Recurrence Relations

Worked Example

Determine the first three terms of the sequence represented by the recurrence relation
\(u_{n + 1} = 2u_n + 5\), given that \(u_0 = 8\).

Each term of the sequence is given by multiplying the previous term of the sequence by \(2\) and adding \(5\) to the result.

To find the second number sequence, \(u_1\):

\[u_1 = 2u_0 + 5\]

Substitute \(u_0\)

\[\begin{align}u_1 &= 2 \times 8 + 5 \\ u_1 &= 21\end{align}\]

To find \(u_2\):

\[\begin{align}u_2 &= 2u_1 +5 \\ u_2 &= 2 \times 21 + 5 \\ u_2 &= 47\end{align}\]

So, the first three terms of the sequence represented by \(u_{n + 1} = 2u_n + 5\) are \(8\), \(21\) and \(47\).

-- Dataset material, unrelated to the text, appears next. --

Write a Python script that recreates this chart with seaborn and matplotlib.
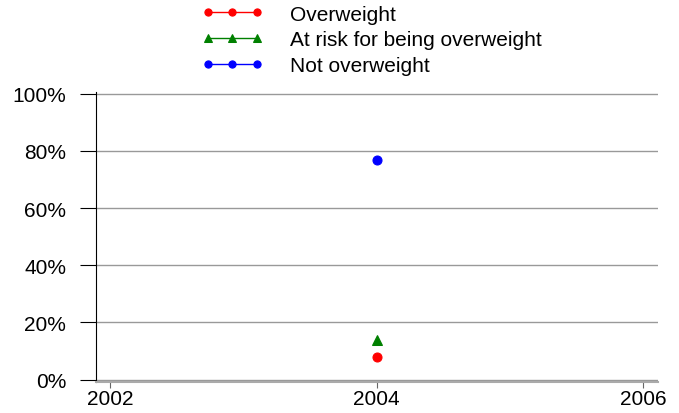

\[u_{n + 1} =  u_n + d, \quad u_0 = a\]

Where

• \(d\) is the common difference
• \(a\) is the first term in the sequence
• \(n\) represents the position in the sequence

Worked Example

Set up a recurrence relation to represent the sequence \(−9, − 5, − 1, 3, 7, ...\)

\[\begin{align} d &= -5 - (-9) \\ d &= 4 \\ a &= -9\end{align}\]

Hence the recurrence relation is given by:

\[u_{n + 1} = u_n + 4, \quad u_0 = -9\]

\[u_{n + 1} = ru_n, u_0 = a\]

Where

• \(r\) is the common ratio
• \(n\) is the term's position in the sequence
• \(a\) is the first term in the sequence

Worked Example

Set up a recurrence relation to represent the sequence \(10, 5, 2.5, 1.25, 0.625, …\)

\[r= \frac{u_{1}}{u_{0}} = \frac{5}{10} = \frac{1}{2}\]

\(u_0 = 10\). Hence the recurrence relation is given by:

\[u_{n + 1} = \frac{1}{2} u_{n}, \quad u_{0} = 10\]

This can be verified by looking at two subsequent terms, such as \(u_1 = 5\) and \(u_2 = 2.5\).

\[\begin{align}u_{2} &= \frac{1}{2}u_1 \\ u_{2} &= \frac{1}{2} \times 5 \\ u_{2} &= 2.5\end{align}\]